Q: My husband and I have been planning an extended trip to South America this summer. We found a great airfare through an agency called Adventure Travel Company. We spent a few days talking with a sales representative, trying to get the best fare and found one that allowed us to stay four months.
Throughout the conversations we had, the length of time we could stay was our biggest issue – we wanted to stay as long as possible. So you can imagine our surprise when our tickets finally arrived and we were scheduled to return August 28 instead of October 28.
We had received the tickets on a Friday afternoon after work, so we called first thing Monday morning and were told that it was too late to make a change. Now it would cost an extra $200 a ticket to get the dates we wanted.
The sales representative we had worked with apologized for the mistake but said the best he could do was split the cost of the change with us. This puts us out an extra $100 for a mistake he made.
Do we have a case to pursue?
— Carrie Lamb
A: Sure. You shouldn’t have to abbreviate your vacation by two months because of a ticketing error. And you shouldn’t have to pay for someone else’s mistake – unless, of course, it wasn’t someone else’s mistake.

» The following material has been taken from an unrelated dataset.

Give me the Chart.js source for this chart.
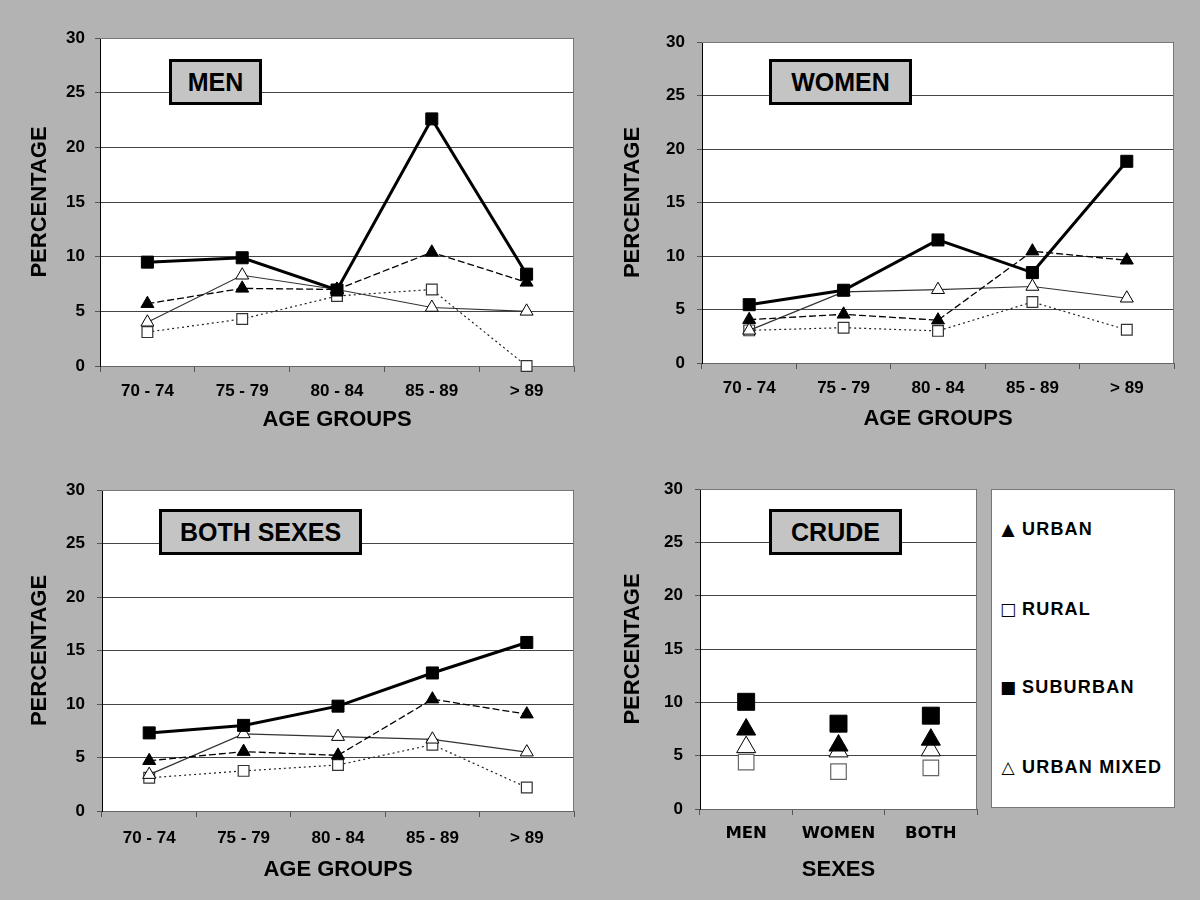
<!DOCTYPE html>
<html>
<head>
<meta charset="utf-8">
<script src="https://cdn.jsdelivr.net/npm/chart.js@4.4.1/dist/chart.umd.min.js"></script>
<style>
  html, body { margin: 0; padding: 0; }
  body { width: 1200px; height: 900px; background: #b3b3b3; position: relative; overflow: hidden;
         font-family: "Liberation Sans", Arial, sans-serif; }
  canvas { position: absolute; }
  .tbox { position: absolute; box-sizing: border-box; border: 3px solid #000; background: #c4c4c4;
          font: bold 25px "Liberation Sans", Arial, sans-serif; color: #000;
          display: flex; align-items: center; justify-content: center; }
  #legend { position: absolute; left: 991px; top: 489px; width: 184px; height: 319px; box-sizing: border-box;
            background: #fff; border: 1px solid #777; }
  .li { position: absolute; left: 7px; height: 24px; line-height: 24px; white-space: nowrap;
        font: bold 18px "Liberation Sans", Arial, sans-serif; letter-spacing: 1.2px; color: #000; }
  .sym { display: inline-block; width: 18px; text-align: center; font: 17px "DejaVu Sans", sans-serif; letter-spacing: 0; margin-right: 5px; }
</style>
</head>
<body>
<canvas id="cMen" width="590" height="445" style="left:0px;top:0px"></canvas>
<canvas id="cWomen" width="590" height="445" style="left:600px;top:0px"></canvas>
<canvas id="cBoth" width="590" height="450" style="left:0px;top:450px"></canvas>
<canvas id="cCrude" width="390" height="450" style="left:600px;top:450px"></canvas>

<div class="tbox" style="left:169px;top:59px;width:93px;height:46px">MEN</div>
<div class="tbox" style="left:769px;top:59px;width:143px;height:46px">WOMEN</div>
<div class="tbox" style="left:159px;top:509px;width:203px;height:46px">BOTH SEXES</div>
<div class="tbox" style="left:769px;top:509px;width:133px;height:46px">CRUDE</div>

<div id="legend">
  <div class="li" style="top:29px"><span class="sym">▲</span>URBAN</div>
  <div class="li" style="top:109px"><span class="sym">□</span>RURAL</div>
  <div class="li" style="top:187px"><span class="sym">■</span>SUBURBAN</div>
  <div class="li" style="top:267px"><span class="sym">△</span>URBAN MIXED</div>
</div>

<script>
// ---- data ----
const ageGroups = ['70 - 74', '75 - 79', '80 - 84', '85 - 89', '> 89'];
const sexes = ['MEN', 'WOMEN', 'BOTH'];
const seriesNames = ['URBAN', 'RURAL', 'SUBURBAN', 'URBAN MIXED'];
const yTickValues = [0, 5, 10, 15, 20, 25, 30];

const menUrban = [5.7, 7.1, 7.0, 10.4, 7.65];
const menRural = [3.1, 4.3, 6.4, 7.0, 0.0];
const menSuburban = [9.5, 9.9, 6.95, 22.6, 8.4];
const menUrbanMixed = [4.0, 8.3, 7.0, 5.35, 5.0];

const womenUrban = [4.05, 4.55, 4.0, 10.45, 9.6];
const womenRural = [3.05, 3.3, 3.0, 5.7, 3.1];
const womenSuburban = [5.45, 6.8, 11.5, 8.45, 18.85];
const womenUrbanMixed = [3.05, 6.65, 6.85, 7.15, 6.05];

const bothUrban = [4.7, 5.55, 5.2, 10.45, 9.05];
const bothRural = [3.1, 3.75, 4.3, 6.2, 2.2];
const bothSuburban = [7.3, 8.0, 9.8, 12.9, 15.75];
const bothUrbanMixed = [3.4, 7.2, 6.95, 6.7, 5.5];

const crudeUrban = [7.45, 5.95, 6.5];
const crudeRural = [4.4, 3.5, 3.85];
const crudeSuburban = [10.05, 8.0, 8.75];
const crudeUrbanMixed = [5.8, 5.4, 5.5];

// ---- styles ----
const FONT = '"Liberation Sans", Arial, sans-serif';

function lineDatasets(u, r, s, m, big) {
  return [
    { label: seriesNames[0], data: u, order: 1, borderColor: '#000', borderWidth: 1.3, borderDash: [7, 3],
      pointStyle: 'triangle', pointRadius: big ? 11 : 7.5, pointBackgroundColor: '#000', pointBorderColor: '#000', pointBorderWidth: 1,
      showLine: !big },
    { label: seriesNames[1], data: r, order: 3, borderColor: '#222', borderWidth: 1.2, borderDash: [2, 3],
      pointStyle: 'rect', pointRadius: big ? 11 : 7.6, pointBackgroundColor: '#fff', pointBorderColor: big ? '#666' : '#333', pointBorderWidth: 1.2,
      showLine: !big },
    { label: seriesNames[2], data: s, order: 0, borderColor: '#000', borderWidth: 3,
      pointStyle: 'rect', pointRadius: big ? 12 : 8.5, pointBackgroundColor: '#000', pointBorderColor: '#000', pointBorderWidth: 1,
      showLine: !big },
    { label: seriesNames[3], data: m, order: 2, borderColor: '#333', borderWidth: 1.2,
      pointStyle: 'triangle', pointRadius: big ? 11 : 7.5, pointBackgroundColor: '#fff', pointBorderColor: '#000', pointBorderWidth: 1,
      showLine: !big }
  ].map(d => Object.assign({ fill: false, tension: 0, clip: false, backgroundColor: d.pointBackgroundColor }, d));
}

const areaPlugin = {
  id: 'area',
  beforeDraw(chart) {
    const { ctx, chartArea: a } = chart;
    ctx.save();
    ctx.fillStyle = '#fff';
    ctx.fillRect(a.left, a.top, a.right - a.left, a.bottom - a.top);
    ctx.restore();
  },
  beforeDatasetsDraw(chart) {
    const { ctx, chartArea: a } = chart;
    ctx.save();
    ctx.strokeStyle = '#777';
    ctx.lineWidth = 1;
    ctx.beginPath();
    ctx.moveTo(a.left, Math.round(a.top) + 0.5);
    ctx.lineTo(Math.round(a.right) - 0.5, Math.round(a.top) + 0.5);
    ctx.lineTo(Math.round(a.right) - 0.5, a.bottom);
    ctx.stroke();
    ctx.restore();
  }
};

function makeChart(id, labels, datasets, g) {
  return new Chart(document.getElementById(id), {
    type: 'line',
    data: { labels: labels, datasets: datasets },
    plugins: [areaPlugin],
    options: {
      responsive: false,
      animation: false,
      devicePixelRatio: 1,
      layout: { padding: { top: g.padTop, right: g.padRight, left: 0, bottom: 0 } },
      plugins: { legend: { display: false }, tooltip: { enabled: false } },
      scales: {
        x: {
          type: 'category',
          offset: true,
          grid: { offset: true, drawOnChartArea: false, drawTicks: true, tickLength: 6, color: '#555' },
          border: { color: '#666', width: 1 },
          ticks: { color: '#000', padding: g.xTickPad, maxRotation: 0, autoSkip: false,
                   font: g.xTickFont },
          title: { display: true, text: g.xTitle, color: '#000',
                   font: { family: FONT, size: 22, weight: 'bold' },
                   padding: { top: 0, bottom: g.xTitlePad } },
          afterFit(s) { s.height = g.xHeight; }
        },
        y: {
          min: 0, max: 30,
          afterBuildTicks(s) { s.ticks = yTickValues.map(v => ({ value: v })); },
          grid: { color: '#444', lineWidth: 1, drawTicks: true, tickLength: 5, tickColor: '#555' },
          border: { color: '#000', width: 1 },
          ticks: { color: '#000', padding: g.yTickPad,
                   font: { family: FONT, size: 17, weight: 'bold' } },
          title: { display: true, text: 'PERCENTAGE', color: '#000',
                   font: { family: FONT, size: 22, weight: 'bold' },
                   padding: { top: g.yTitlePad, bottom: 0 } },
          afterFit(s) { s.width = g.yWidth; }
        }
      }
    }
  });
}

const ageFont = { family: FONT, size: 17, weight: 'bold' };
const sexFont = { family: '"DejaVu Sans", sans-serif', size: 16.5, weight: 'bold' };

makeChart('cMen', ageGroups, lineDatasets(menUrban, menRural, menSuburban, menUrbanMixed, false),
  { padTop: 38, padRight: 16, yWidth: 100, xHeight: 79, xTickPad: 9, xTitlePad: 11.8, yTitlePad: 26.8, yTickPad: 10,
    xTickFont: ageFont, xTitle: 'AGE GROUPS' });
makeChart('cWomen', ageGroups, lineDatasets(womenUrban, womenRural, womenSuburban, womenUrbanMixed, false),
  { padTop: 42, padRight: 16, yWidth: 102, xHeight: 82, xTickPad: 9, xTitlePad: 12.8, yTitlePad: 19.8, yTickPad: 12,
    xTickFont: ageFont, xTitle: 'AGE GROUPS' });
makeChart('cBoth', ageGroups, lineDatasets(bothUrban, bothRural, bothSuburban, bothUrbanMixed, false),
  { padTop: 40, padRight: 16, yWidth: 102, xHeight: 89, xTickPad: 10.8, xTitlePad: 16.8, yTitlePad: 26.8, yTickPad: 12,
    xTickFont: ageFont, xTitle: 'AGE GROUPS' });
makeChart('cCrude', sexes, lineDatasets(crudeUrban, crudeRural, crudeSuburban, crudeUrbanMixed, true),
  { padTop: 39, padRight: 8, yWidth: 100, xHeight: 91, xTickPad: 9, xTitlePad: 16.8, yTitlePad: 19.8, yTickPad: 12,
    xTickFont: sexFont, xTitle: 'SEXES' });
</script>
</body>
</html>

You could have easily prevented this by taking a few common-sense precautions. First, review the itinerary for its accuracy at the time of the booking. (In fact, a competent agent would go over the information before making the reservation, anyway.)
Second, ask for an immediate confirmation of your ticket, either by fax or e-mail. Look over the printout carefully. Are the dates correct?
It’s a little-known fact that travel agents have a grace period of a few days during which they can void tickets without a penalty. If you had caught the error before Tuesday, which is the day on which airline tickets are typically settled, you could have probably changed your itinerary without a penalty. By the way, as of June 2003, settlement must take place within 24 hours of the purchase.
Your mistake was waiting for the tickets to be delivered by mail, by which time the airline already had your money. You don’t want to be at an airline’s mercy, not in this day and age.
As it turns out, your agent, Joseph O’Connell, wasn’t sure what had happened. “Maybe I misunderstood the date,” he told me. “Maybe she accidentally told me the wrong date. Maybe I made a typo when keying in the dates. Maybe she changed her mind on the date and instead said I booked the wrong date. Who knows?”
According to O’Connell, your recollections of the transaction dates were a little fuzzy. His records show you made the first reservation on February 7, paid for them on February 24, and didn’t bring this to his attention until March 10 – almost a month after making the first booking. That’s a lot more than a weekend.
So after listening to both sides of the story, I think it’s possible either one of your may have made the mistake. Since you waited an entire month to dispute the reservation dates, I think O’Connell’s first offer – to split the difference – is more than fair.
However, after I contacted him, O’Connell agreed to pay the entire penalty, “if it will make her happy and there is a chance we can continue business with her.” I think that’s extremely generous, and I hope you will reward O’Connell by booking your next vacation through his agency.